Saturday, June 25, 2011

Pottermore: J.K. Rowling Goes Digital

Earlier this week, J.K. Rowling, author of the Harry Potter series of books, announced Pottermore, to the delight of many Potter fans wishing for a digital experience of Rowling's world of magic, wizards, and monsters. The author had long been against having her books turned into ebooks, but it seems that with this announcement, she has changed her mind. It is worth noting that she is releasing this herself via the site, as she owns all the digital rights to her work. I'm assuming this is so because she signed her contract for the Potter tales before digital books became mainstream.

Needless to say, the effect on bookstores and the publishing industry will be significant. J.K. Rowling is, in effect, self-publishing her already paper-published stories, and releasing them DRM-free via Pottermore. This bypasses her publisher and the bookstores that have sold millions and millions of Harry Potter copies. Given that ebooks are now at 20% of total sales (up from 1% four years ago), the numbers that Pottermore can generate most likely will not be insignificant.
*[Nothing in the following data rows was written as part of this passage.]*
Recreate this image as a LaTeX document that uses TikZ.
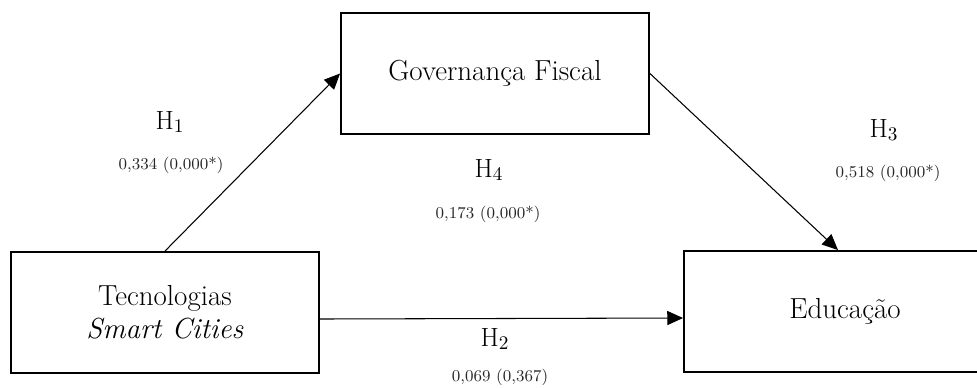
\documentclass[tikz,border=0pt]{standalone}
\usetikzlibrary{arrows.meta}
\tikzset{
  caixa/.style={draw,line width=1.1pt,minimum width=6.16cm,minimum height=2.42cm,
    align=center,font=\fontsize{16.5}{19}\selectfont},
  seta/.style={-{Triangle[length=9pt,width=8pt]},line width=0.6pt},
  hip/.style={font=\fontsize{15}{17}\selectfont},
  coef/.style={font=\fontsize{9.4}{11}\selectfont,text=black!85}
}
\begin{document}
\begin{tikzpicture}[x=0.02cm,y=-0.02cm]
  \useasboundingbox (0,0) rectangle (977,387);
  % caixas das variaveis
  \node[caixa] (gov) at (495,73.5) {Governança Fiscal};
  \node[caixa] (tec) at (165,312.5) {Tecnologias\\\textit{Smart Cities}};
  \node[caixa,minimum width=6.44cm] (edu) at (845,311.5) {Educação};
  % setas H1, H3 e H2
  \draw[seta] (tec.north) -- (gov.west);
  \draw[seta] (gov.east) -- ([xshift=-0.14cm]edu.north);
  \draw[seta] ([yshift=-0.13cm]tec.east) -- ([yshift=-0.13cm]edu.west);
  % hipoteses e coeficientes
  \node[hip] (h1) at (170,122) {H$_1$};
  \node[coef] (c1) at (171,165) {0,334 (0,000*)};
  \node[hip] (h4) at (489,170) {H$_4$};
  \node[coef] (c4) at (488,214) {0,173 (0,000*)};
  \node[hip] (h3) at (884,130) {H$_3$};
  \node[coef] (c3) at (888,173) {0,518 (0,000*)};
  \node[hip] (h2) at (495,339) {H$_2$};
  \node[coef] (c2) at (500,377) {0,069 (0,367)};
\end{tikzpicture}
\end{document}
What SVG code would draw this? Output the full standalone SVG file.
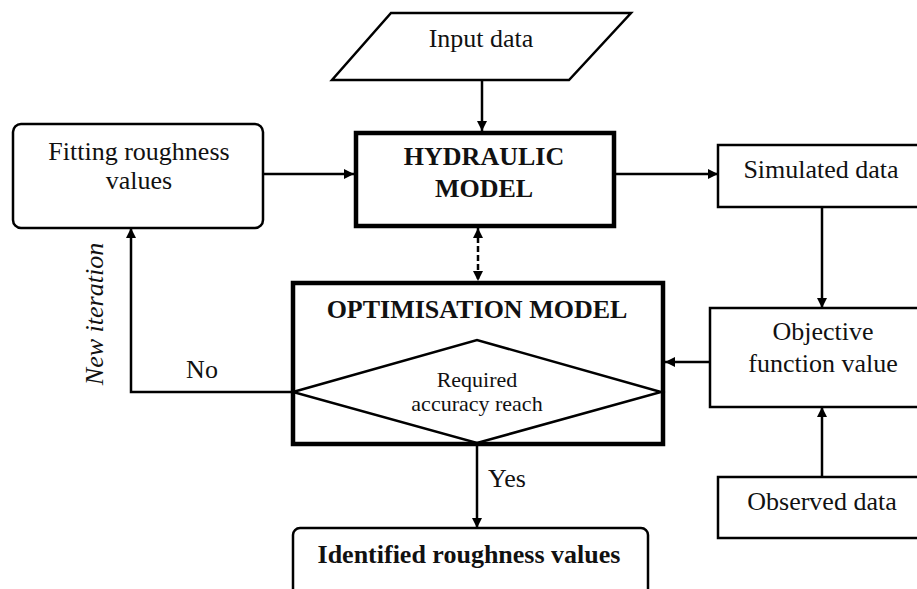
<svg xmlns="http://www.w3.org/2000/svg" width="917" height="589" viewBox="0 0 917 589">
<defs>
<style>
text{font-family:"Liberation Serif","Times New Roman",serif;fill:#111;text-anchor:middle}
.t{font-size:26px}
.s{font-size:22px}
.b{font-size:26px;font-weight:bold}
.box{fill:#fff;stroke:#000;stroke-width:2.5}
.thick{fill:#fff;stroke:#000;stroke-width:4.5}
.ln{fill:none;stroke:#000;stroke-width:2.5}
</style>
<marker id="ah" viewBox="0 0 10 10" refX="10" refY="5" markerWidth="12" markerHeight="10" markerUnits="userSpaceOnUse" orient="auto-start-reverse">
<path d="M0,0 L10,5 L0,10 z" fill="#000"/>
</marker>
</defs>
<rect width="917" height="589" fill="#fff"/>
<g id="input">
<polygon class="box" points="391,13 631,13 569,80 332,80"/>
<text class="t" x="481" y="47">Input data</text>
</g>
<g id="fitting">
<rect class="box" x="13" y="124" width="250" height="104" rx="8"/>
<text class="t" x="139" y="160">Fitting roughness</text>
<text class="t" x="139" y="189">values</text>
</g>
<g id="hydraulic">
<rect class="thick" x="356" y="133" width="258" height="93"/>
<text class="b" x="484" y="165">HYDRAULIC</text>
<text class="b" x="484" y="197">MODEL</text>
</g>
<g id="simulated">
<rect class="box" x="718" y="145" width="220" height="62"/>
<text class="t" x="821" y="178">Simulated data</text>
</g>
<g id="objective">
<rect class="box" x="710" y="308" width="228" height="99"/>
<text class="t" x="823" y="340">Objective</text>
<text class="t" x="823" y="372">function value</text>
</g>
<g id="observed">
<rect class="box" x="718" y="477" width="220" height="61"/>
<text class="t" x="822" y="510">Observed data</text>
</g>
<g id="optimisation">
<rect class="thick" x="293" y="283" width="370" height="161"/>
<text class="b" x="477" y="318">OPTIMISATION MODEL</text>
<polygon fill="none" stroke="#000" stroke-width="2.5" points="293,392 477,340 661,392 477,443"/>
<text class="s" x="477" y="387">Required</text>
<text class="s" x="477" y="411">accuracy reach</text>
</g>
<g id="identified">
<rect class="box" x="293" y="528" width="355" height="80" rx="7"/>
<text class="b" x="469" y="563">Identified roughness values</text>
</g>
<g id="connectors">
<line class="ln" x1="482" y1="80" x2="482" y2="131" marker-end="url(#ah)"/>
<line class="ln" x1="263" y1="174" x2="354" y2="174" marker-end="url(#ah)"/>
<line class="ln" x1="616" y1="174" x2="718" y2="174" marker-end="url(#ah)"/>
<line class="ln" x1="822" y1="207" x2="822" y2="308" marker-end="url(#ah)"/>
<line class="ln" x1="822" y1="477" x2="822" y2="407" marker-end="url(#ah)"/>
<line class="ln" x1="710" y1="362" x2="665" y2="362" marker-end="url(#ah)"/>
<line class="ln" x1="478" y1="228" x2="478" y2="281" stroke-dasharray="6,3" marker-start="url(#ah)" marker-end="url(#ah)"/>
<polyline class="ln" points="293,392 131,392 131,228" marker-end="url(#ah)"/>
<line class="ln" x1="477" y1="444" x2="477" y2="528" marker-end="url(#ah)"/>
<text class="t" x="202" y="378">No</text>
<text class="t" x="507" y="487">Yes</text>
<text class="t" font-style="italic" transform="translate(103,314) rotate(-90)">New iteration</text>
</g>
</svg>
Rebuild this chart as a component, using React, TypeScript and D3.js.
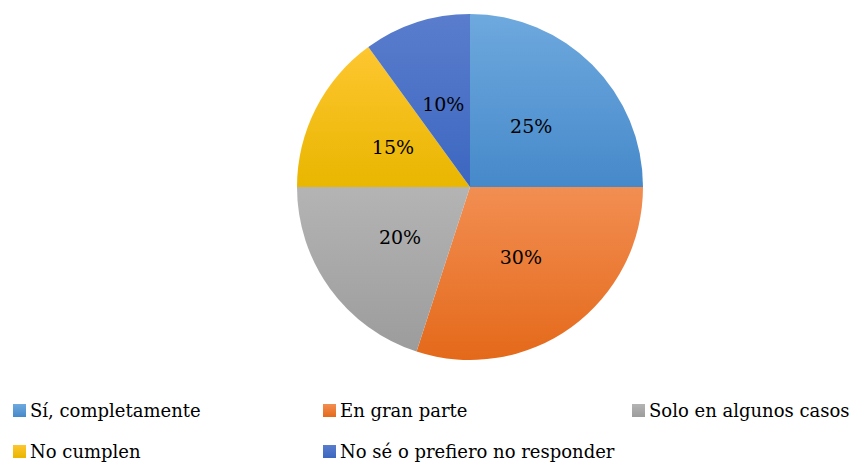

Remember how people lined up at stores before the day of a book's release, in the same way Apple fans lined up for the latest iPhone? This may or may not be a thing of the past after Pottermore, but the effect of her going digital has bookstores unhappy, and will certainly have an effect on publishing.

On the other hand, in a bit of a reversal from Rowling's position, we have Amanda Hocking, an author who was selling millions of copies of her books through self-publishing, signing up with a traditional publisher.

What I see here is that the stigma of being a self-publisher is lessening for an author, while traditional publishers are now more accommodating of authors who have released their books themselves and have proven their stories' saleability.